I have the system of equations as follows:
$x + y + z =0$
$2x + 3y + 2z = -3$
$-x - 2y -z = 1$
First I added the first and third equation and the result was that $y = -1$. Next I plugged $y = -1$ into the first and third equation. The result was the true statement $1 = 1$. The book says this problem has no solutions but I thought that when you get a true statement it means there are infinite solutions. Or is there no solution because $y=-1$ and the other two resulted in infinite solutions?
On
Note that one could double the first equation and subtract it from the first equation to produce the result of $y=-3$ which would be in conflict with the $y=1$ of how the first and third planes intersect. Thus there is no solution for all the equations.
Here's a PDF with more of an explanation if you need it.
On
You wrote:
Next I plugged $y = -1$ into the first and third equation.

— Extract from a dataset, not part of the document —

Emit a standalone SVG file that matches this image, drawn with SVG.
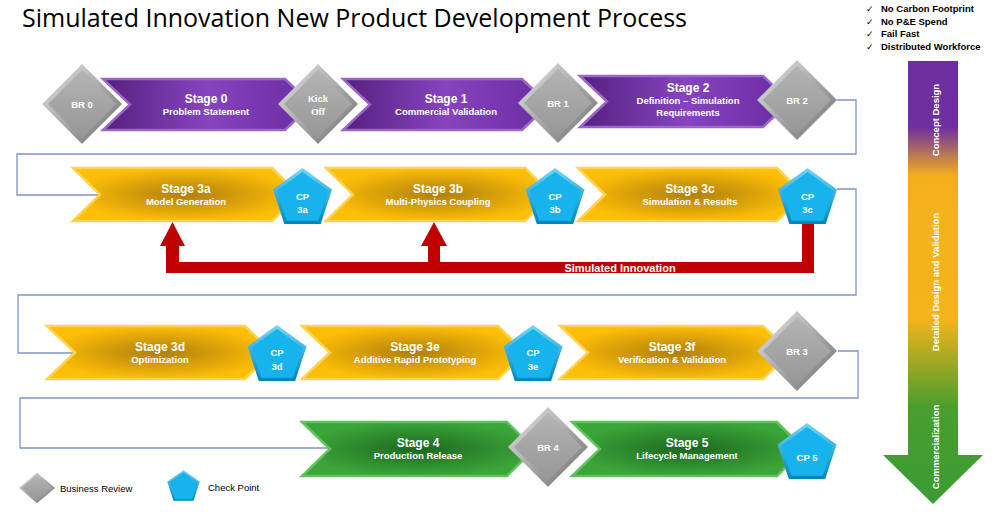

The result was the true statement $1 = 1$.
I am not sure how exactly you get $1=1$. But when plugging $y=-1$ into these three equations I get:
$\begin{align*} x -1 + z &=0\\ 2x -3 + 2z &= -3\\ -x +2 -z &= 1 \end{align*}$
which is the same as
$\begin{align*} x + z &=1\\ 2x + 2z &= 0\\ -x -z &= -1 \end{align*}$
It should be relatively easy to see, that this system has no solution.
If you did not use the the second equation at all, that would mean the you were solving the system of these two equations:
$\begin{align*}
x + y + z &=0\\
-x -2y -z &= 1
\end{align*}$
This system has solutions. (For example, $x=1$, $y=-1$, $z=0$ is one of the solutions.)
A solution must satisfy all three equations. Plug $y=-1$ into the first and second equations and see what you get.